Today is my father's birthday. He would have been 79 this year, if he was still alive. But he passed away 10 years ago this coming May.
Pappa was a huge influence on me as a writer. While he had a dream career for me ( to become a doctor/scientist), he was also a very flexible individual who didn't buy into the stereotypical concepts of being a man and fatherhood. He was actively involved in our lives and our career development, not as a distant father figure but someone you could bounce your ideas on and he would help you to come to a sound decision. Most importantly, he didn't force his kids to do what he wanted.Instead he supported all of us to do what we're best suited for and makes us happy. And he worked like 3 dogs to help us realise our dreams.
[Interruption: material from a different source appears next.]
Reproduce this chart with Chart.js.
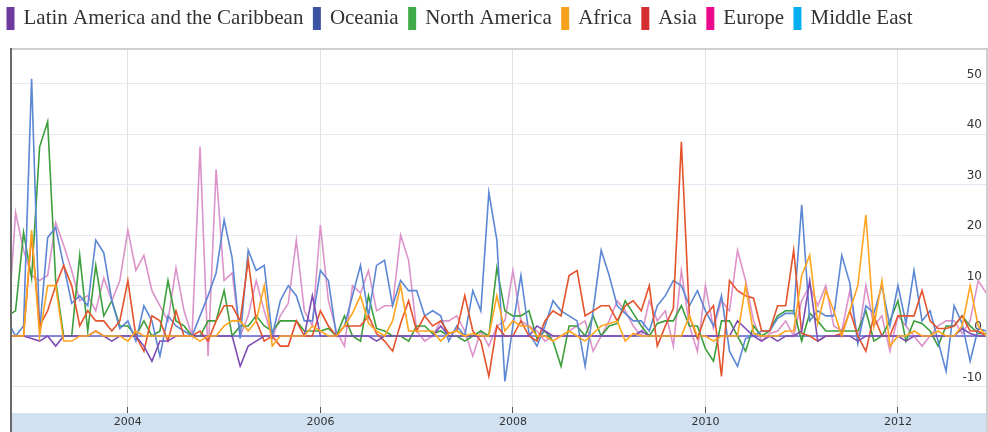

So when it emerged when I was 19 years old that I wanted to pursue a writing career fulltime ( inconveniently during my third year at varsity doing a BSc, I might add), he was very supportive. Firstly, he told all the critics in our village and social circle to leave me alone. We both acknowledged that I was practically throwing away a Science degree ( and a career where I would have a good job and lots of respect from people in our village) to embark on a career that notoriously did not pay well and would probably get me labelled as madwoman (creatives did not fit very well in this society). But he was willing to give me the opportunity to try.
And throughout my early career, he was my first reader, my best critic and my best supporter. I shared my writing processes with him and he told me when a story didn't work for him. We argued word usage, plot and characterisation. Sometimes I'd get stuck unable to find the right word and I'd phone him to ask. He was a busy man, running a number of businesses, but he was never too busy to take my calls and answer my writing-related questions.
He bought me my first desktop computer in 1989, so that I had a good machine to write with. Those were the days when Multimate was the wordprocessing software of choice. As you can imagine, in those days, computers were an expensive luxury. My family was not rich, so that investment had to bite. Yet he made this investment, making sure I was well-equipped to tackle my new career. When he passed away, I inherited his collection of English classic novels,which he said would provide me with further guidance and inspiration to write.
There are times, like today, when I wish he was here to see his faith in me vindicated. I want to show him that I do continue to be published. Thankfully, he lived long enough to see me get published a number of times. I also wish he could see that I am able to support myself well from my writing, setting aside the big of how I was going to live seeing my career choice did not guarantee a decent income. But I think he already knows all of that and is very happy for me. Anyway, happy birthday Pappa. Ke leboga go menagane!
P.S. That sentence that you did not understand means, "I offer my thanks many times over" in my language.